I have a short neck.
This will become relevant in a moment, I promise.
But before we get there, I have to confess – I have been in a serious funk these last couple of days. It’s been the kind of funk that hangs around; even when I shake it off for an hour or two, it comes back. The kind of funk that makes me see meanness in the laughter of others, even when it’s not there, or the kind that means I get pissed off when someone enters my office without knocking. Ridiculous stuff. The kind of stuff I KNOW is unreasonable, yet I can’t stop myself from feeling it.
So back to my short neck. We’ve established that I have one, and also have a habit of leaning my elbows on a desk/table and scrunching up my shoulders, which pushes the earrings out of my ears. It happens mostly on my right side, which has led to a plethora of lost single earrings in my life (and a lot of cute wine glass tags, for all you crafty types). So recently, I’ve taken to wearing those clear plastic tab-thingies that keep earrings in your ears. Sexy.

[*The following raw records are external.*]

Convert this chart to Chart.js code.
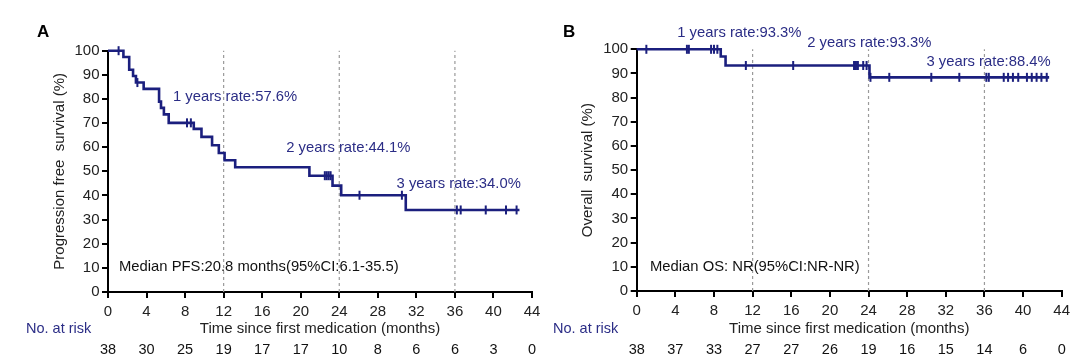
<!DOCTYPE html>
<html>
<head>
<meta charset="utf-8">
<title>PFS and OS</title>
<script src="https://cdn.jsdelivr.net/npm/chart.js@4.4.0/dist/chart.umd.min.js"></script>
<style>
  body { margin: 0; background: #fff; }
  #wrap { position: relative; width: 1080px; height: 362px; }
  #wrap canvas { position: absolute; left: 0; top: 0; }
</style>
</head>
<body>
<div id="wrap">
  <canvas id="pfschart" width="1080" height="362"></canvas>
  <canvas id="oschart" width="1080" height="362"></canvas>
</div>
<script>
// Two Kaplan-Meier panels (PFS and OS) with a number-at-risk row under each

var FONT = '"Liberation Sans", Arial, Helvetica, sans-serif';
var NAVY = "#1b1f7e";
var NAVY_TEXT = "#2b2d86";

// shared axis stuff
var yearMarks = [12, 24, 36];
var riskTimes = [0, 4, 8, 12, 16, 20, 24, 28, 32, 36, 40, 44];

// panel A - progression free survival
var pfsTime = [0, 1.6, 2.2, 2.6, 2.9, 3.7, 5.3, 5.5, 5.8, 6.3, 8.9, 9.7, 10.8, 11.5, 12.1, 13.2, 20.9, 23.3, 24.2, 30.9, 42.7];
var pfsSurv = [100, 97.4, 92.1, 89.5, 86.8, 84.2, 78.9, 76.3, 73.6, 70.1, 67.6, 64.3, 60.8, 57.6, 54.6, 51.7, 48.2, 44.1, 40.1, 34.0, 34.0];
var pfsCensorTime = [1.1, 3.05, 8.2, 8.6, 22.5, 22.7, 22.9, 23.1, 26.1, 30.5, 36.2, 36.6, 39.2, 41.3, 42.4];
var pfsCensorSurv = [100, 86.8, 70.1, 70.1, 48.2, 48.2, 48.2, 48.2, 40.1, 40.1, 34.0, 34.0, 34.0, 34.0, 34.0];
var pfsRisk = [38, 30, 25, 19, 17, 17, 10, 8, 6, 6, 3, 0];

// panel B - overall survival
var osTime = [0, 8.7, 9.2, 24.1, 42.7];
var osSurv = [100, 97.0, 93.3, 88.4, 88.4];
var osCensorTime = [1.0, 5.2, 5.4, 7.7, 8.0, 8.35, 11.3, 16.2, 22.5, 22.7, 22.9, 23.45, 23.8,
                    24.2, 26.15, 30.5, 33.4, 36.2, 36.45, 38.0, 38.45, 38.95, 39.5, 40.4, 40.9, 41.4, 41.9, 42.45];
var osCensorSurv = [100, 100, 100, 100, 100, 100, 93.3, 93.3, 93.3, 93.3, 93.3, 93.3, 93.3,
                    88.4, 88.4, 88.4, 88.4, 88.4, 88.4, 88.4, 88.4, 88.4, 88.4, 88.4, 88.4, 88.4, 88.4, 88.4];
var osRisk = [38, 37, 33, 27, 27, 26, 19, 16, 15, 14, 6, 0];


function to_points(xs, ys) {
    var pts = [];
    for (var i = 0; i < xs.length; i++) pts.push({x: xs[i], y: ys[i]});
    return pts;
}

// letters, rate notes and the at-risk row
var panel_text = {
    id: "panelText",
    afterDraw: function (chart, args, opts) {
        var ctx = chart.ctx;
        var xs = chart.scales.x, ys = chart.scales.y;
        ctx.save();
        ctx.textBaseline = "middle";
        ctx.textAlign = "left";
        ctx.font = "bold 17px " + FONT;
        ctx.fillStyle = "#000";
        ctx.fillText(opts.letter, opts.letterX, 32);

        ctx.font = "14.8px " + FONT;
        opts.notes.forEach(function (n) {
            ctx.fillStyle = n.color;
            ctx.fillText(n.text, xs.getPixelForValue(n.t), ys.getPixelForValue(n.s));
        });

        ctx.font = "14.5px " + FONT;
        ctx.fillStyle = NAVY_TEXT;
        ctx.fillText("No. at risk", opts.riskLabelX, 329);
        ctx.textAlign = "center";
        ctx.fillStyle = "#111";
        for (var i = 0; i < riskTimes.length; i++) {
            ctx.fillText(String(opts.risk[i]), xs.getPixelForValue(riskTimes[i]), 350);
        }
        ctx.restore();
    }
};

function make_chart(id, c) {
    var datasets = [
        {
            data: to_points(c.time, c.surv),
            showLine: true,
            stepped: true,
            borderColor: NAVY,
            borderWidth: 2.6,
            pointRadius: 0,
            clip: false,
            order: 1
        },
        {
            data: to_points(c.censorTime, c.censorSurv),
            showLine: false,
            pointStyle: "line",
            rotation: 90,
            pointRadius: 4.5,
            borderColor: NAVY,
            pointBorderWidth: 2,
            clip: false,
            order: 0
        }
    ];
    yearMarks.forEach(function (m) {
        datasets.push({
            data: [{x: m, y: 0}, {x: m, y: 100}],
            showLine: true,
            borderColor: "#9a9a9a",
            borderWidth: 1.2,
            borderDash: [3, 3],
            pointRadius: 0,
            clip: false,
            order: 2
        });
    });

    return new Chart(document.getElementById(id), {
        type: "scatter",
        data: {datasets: datasets},
        plugins: [panel_text],
        options: {
            responsive: false,
            animation: false,
            events: [],
            layout: {padding: c.padding},
            plugins: {
                legend: {display: false},
                tooltip: {enabled: false},
                panelText: {letter: c.letter, letterX: c.letterX, notes: c.notes, risk: c.risk, riskLabelX: c.riskLabelX}
            },
            scales: {
                x: {
                    type: "linear",
                    min: 0, max: 44,
                    afterFit: function (s) { s.height = c.xHeight; },
                    ticks: {stepSize: 4, autoSkip: false, maxRotation: 0, padding: 5,
                            color: "#222", font: {size: 15}},
                    grid: {drawOnChartArea: false, drawTicks: true, tickLength: 6, color: "#000", lineWidth: 2},
                    border: {display: true, color: "#000", width: 2},
                    title: {display: true, text: "Time since first medication (months)", color: "#222",
                            font: {size: 15}, padding: {top: 0, bottom: 24}}
                },
                y: {
                    min: 0, max: 100,
                    afterFit: function (s) { s.width = c.yWidth; },
                    ticks: {stepSize: 10, padding: 2.5, color: "#222", font: {size: 15}},
                    grid: {drawOnChartArea: false, drawTicks: true, tickLength: 6, color: "#000", lineWidth: 2},
                    border: {display: true, color: "#000", width: 2},
                    title: {display: true, text: c.yTitle, color: "#222",
                            font: {size: 15}, padding: {top: c.yTitlePad, bottom: 0}}
                }
            }
        }
    });
}

function main() {
    Chart.defaults.font.family = FONT;
    console.log("Drawing PFS panel...");
    make_chart("pfschart", {
        time: pfsTime, surv: pfsSurv, censorTime: pfsCensorTime, censorSurv: pfsCensorSurv, risk: pfsRisk,
        letter: "A", letterX: 37, riskLabelX: 26,
        yTitle: "Progression free  survival (%)", yTitlePad: 51,
        padding: {left: 0, right: 548, top: 50.7, bottom: 0},
        yWidth: 108, xHeight: 70,
        notes: [
            {text: "1 years rate:57.6%", t: 6.74, s: 80.8, color: NAVY_TEXT},
            {text: "2 years rate:44.1%", t: 18.5, s: 59.8, color: NAVY_TEXT},
            {text: "3 years rate:34.0%", t: 29.95, s: 44.8, color: NAVY_TEXT},
            {text: "Median PFS:20.8 months(95%CI:6.1-35.5)", t: 1.14, s: 10.5, color: "#111"}
        ]
    });
    console.log("Drawing OS panel...");
    make_chart("oschart", {
        time: osTime, surv: osSurv, censorTime: osCensorTime, censorSurv: osCensorSurv, risk: osRisk,
        letter: "B", letterX: 563, riskLabelX: 553,
        yTitle: "Overall  survival (%)", yTitlePad: 39,
        padding: {left: 540, right: 18.3, top: 49.3, bottom: 0},
        yWidth: 96.7, xHeight: 71,
        notes: [
            {text: "1 years rate:93.3%", t: 4.2, s: 106.6, color: NAVY_TEXT},
            {text: "2 years rate:93.3%", t: 17.66, s: 102.7, color: NAVY_TEXT},
            {text: "3 years rate:88.4%", t: 30.0, s: 94.9, color: NAVY_TEXT},
            {text: "Median OS: NR(95%CI:NR-NR)", t: 1.38, s: 10.05, color: "#111"}
        ]
    });
}

main();
</script>
</body>
</html>
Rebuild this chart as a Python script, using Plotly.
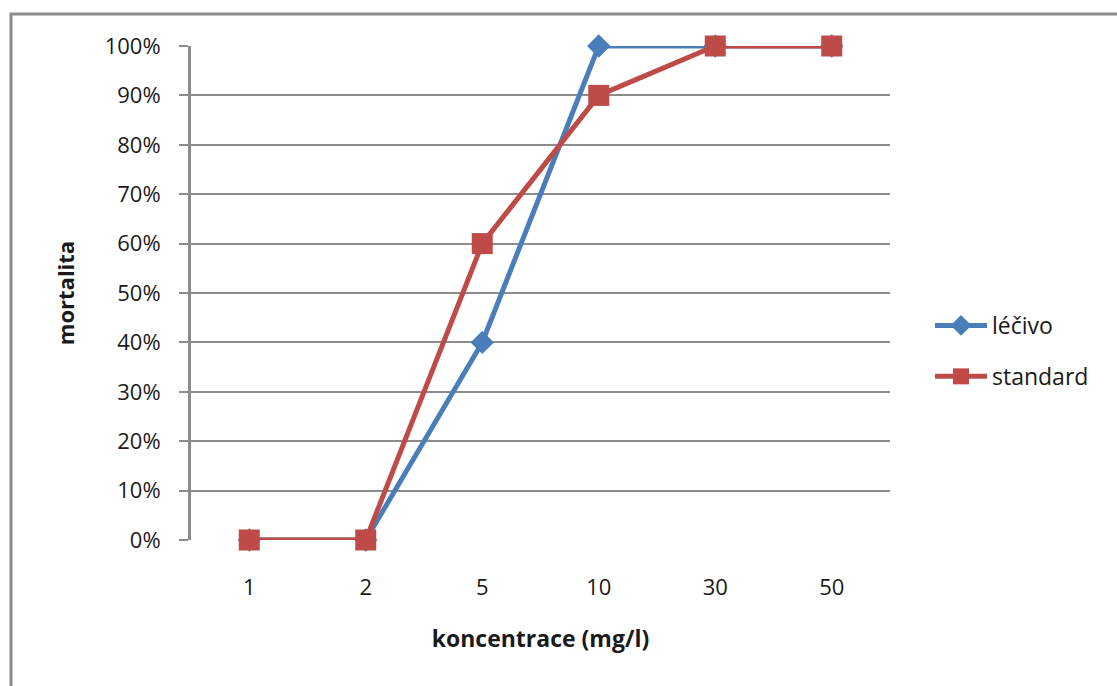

Anyway, this morning I put on a pair of earrings and briefly contemplated wearing the plastic tabs. Then I said no. No plastic tabs. I want freedom. And off I went to work.
The funk continued through the morning. Grumble, grumble, grumble. Until…
Just before lunch, a colleague was in the hallway at the printer outside my office, printing things. I wasn’t paying any attention to him. Then, he poked his head in my door and asked, “Jodi, do you want me to close your door? I know how loud this printer can be.”
Folks, I’ve gotta tell you, I almost teared up. The printer IS loud (especially when it breaks and the only way to fix it is to slam the doors multiple times), but I’ve gotten to the point where I tune it out. That’s not the point. He thought to ask. Without anything to gain from it. I felt like I needed to buy him flowers or something.
That simple little act of courtesy flipped a switch in my head, and my bad mood was GONE. Poof. Just like that.
I sailed down to a meeting, then jumped in the car to drive to another one. A quick glance in the mirror revealed that I’d lost one of my earrings, a pretty pair that my parents got me for Christmas. I groaned, but before my grumpy side could say “I told you so”, I thought, “Whatever. I’ll find it. It’s gotta be around somehwere.” Optimism? From grumpy-pants me? What the?
Back from the meeting, I learned more good news about work, and Facebook revealed some really great news from a friend (he got a $100,000 grant for his organization – that is frickin huge!!!!), and then I started to pack up to go home.
I glanced down to pick up my purse.
Right there, shiny and gleaming on the carpet, waiting to be noticed, was my missing earring.
Thanks, universe. And thanks to my colleague. I like this mood much better.